Set problem: Show every line that has the string "this" in it.

Record extracts:
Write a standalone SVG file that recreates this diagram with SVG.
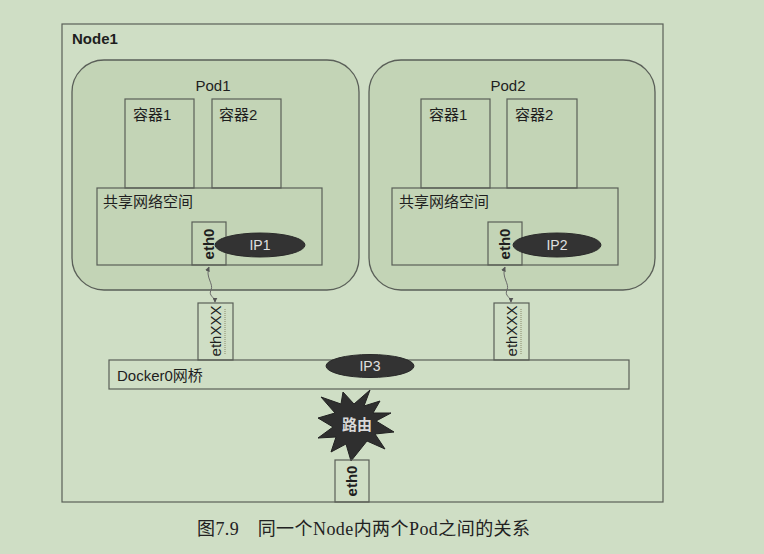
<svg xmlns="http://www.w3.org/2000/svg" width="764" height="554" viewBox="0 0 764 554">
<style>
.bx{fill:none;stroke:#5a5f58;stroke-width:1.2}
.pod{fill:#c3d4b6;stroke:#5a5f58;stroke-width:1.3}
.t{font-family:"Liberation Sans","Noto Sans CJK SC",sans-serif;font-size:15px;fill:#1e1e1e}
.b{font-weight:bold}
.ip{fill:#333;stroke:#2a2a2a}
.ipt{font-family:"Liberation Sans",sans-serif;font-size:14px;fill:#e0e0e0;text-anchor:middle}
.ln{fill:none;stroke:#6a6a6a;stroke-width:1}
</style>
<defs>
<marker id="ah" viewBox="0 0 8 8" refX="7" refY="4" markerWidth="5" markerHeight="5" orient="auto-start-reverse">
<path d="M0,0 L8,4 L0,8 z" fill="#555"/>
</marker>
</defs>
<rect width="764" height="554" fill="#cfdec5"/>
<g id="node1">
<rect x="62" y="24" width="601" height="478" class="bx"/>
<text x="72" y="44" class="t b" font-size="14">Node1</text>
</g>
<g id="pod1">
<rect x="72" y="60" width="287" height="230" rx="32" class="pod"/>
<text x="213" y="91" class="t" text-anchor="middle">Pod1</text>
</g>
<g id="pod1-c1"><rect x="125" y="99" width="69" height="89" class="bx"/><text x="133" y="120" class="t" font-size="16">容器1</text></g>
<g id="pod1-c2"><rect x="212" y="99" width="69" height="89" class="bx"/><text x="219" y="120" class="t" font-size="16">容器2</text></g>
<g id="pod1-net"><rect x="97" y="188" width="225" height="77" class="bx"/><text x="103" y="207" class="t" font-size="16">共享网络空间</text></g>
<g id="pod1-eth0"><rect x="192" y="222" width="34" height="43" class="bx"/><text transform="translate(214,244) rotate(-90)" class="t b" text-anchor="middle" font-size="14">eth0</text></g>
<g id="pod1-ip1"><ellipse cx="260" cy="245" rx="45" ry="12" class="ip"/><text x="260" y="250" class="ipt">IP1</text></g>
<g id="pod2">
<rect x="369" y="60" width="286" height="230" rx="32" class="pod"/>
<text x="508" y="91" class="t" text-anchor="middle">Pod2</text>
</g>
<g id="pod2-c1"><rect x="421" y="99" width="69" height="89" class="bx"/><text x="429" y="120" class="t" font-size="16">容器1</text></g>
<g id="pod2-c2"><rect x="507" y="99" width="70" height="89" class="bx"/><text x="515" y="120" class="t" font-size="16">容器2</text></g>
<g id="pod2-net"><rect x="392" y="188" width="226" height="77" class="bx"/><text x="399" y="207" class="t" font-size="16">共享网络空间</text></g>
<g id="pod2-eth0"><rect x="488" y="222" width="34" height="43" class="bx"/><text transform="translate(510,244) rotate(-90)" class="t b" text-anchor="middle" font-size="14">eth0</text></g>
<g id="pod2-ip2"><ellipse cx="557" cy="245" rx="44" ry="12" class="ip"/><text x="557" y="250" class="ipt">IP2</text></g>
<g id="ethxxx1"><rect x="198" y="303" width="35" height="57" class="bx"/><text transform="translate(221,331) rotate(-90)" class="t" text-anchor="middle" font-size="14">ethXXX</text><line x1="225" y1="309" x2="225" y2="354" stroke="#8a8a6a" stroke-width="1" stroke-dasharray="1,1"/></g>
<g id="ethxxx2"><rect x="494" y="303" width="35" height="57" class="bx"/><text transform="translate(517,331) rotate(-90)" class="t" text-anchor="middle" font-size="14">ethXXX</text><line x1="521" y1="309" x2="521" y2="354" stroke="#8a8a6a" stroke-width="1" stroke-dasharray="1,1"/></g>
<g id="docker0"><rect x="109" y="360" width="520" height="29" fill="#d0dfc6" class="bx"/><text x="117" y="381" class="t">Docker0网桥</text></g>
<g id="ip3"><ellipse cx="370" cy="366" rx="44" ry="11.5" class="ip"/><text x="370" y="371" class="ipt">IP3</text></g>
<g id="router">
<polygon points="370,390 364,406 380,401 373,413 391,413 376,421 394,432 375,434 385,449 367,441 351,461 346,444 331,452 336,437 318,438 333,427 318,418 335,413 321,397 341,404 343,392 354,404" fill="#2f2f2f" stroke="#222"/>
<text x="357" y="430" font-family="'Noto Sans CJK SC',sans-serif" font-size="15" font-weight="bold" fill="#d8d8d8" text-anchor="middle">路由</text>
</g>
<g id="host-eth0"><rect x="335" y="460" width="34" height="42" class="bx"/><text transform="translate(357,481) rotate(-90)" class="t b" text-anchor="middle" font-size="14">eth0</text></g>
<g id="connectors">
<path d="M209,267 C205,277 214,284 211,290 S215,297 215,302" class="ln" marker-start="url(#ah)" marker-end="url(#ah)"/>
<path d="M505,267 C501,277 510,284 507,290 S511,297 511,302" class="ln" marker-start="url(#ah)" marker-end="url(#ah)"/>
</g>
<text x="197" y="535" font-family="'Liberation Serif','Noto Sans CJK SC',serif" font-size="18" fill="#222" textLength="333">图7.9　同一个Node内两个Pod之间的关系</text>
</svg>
* * *
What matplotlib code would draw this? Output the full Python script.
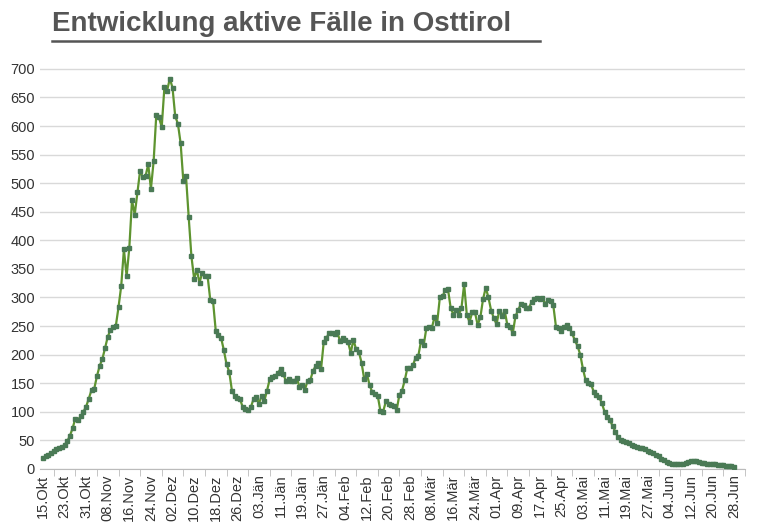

Worked solution:
Write a standalone SVG file that recreates this diagram with SVG.
What matplotlib code would draw this? Output the full Python script.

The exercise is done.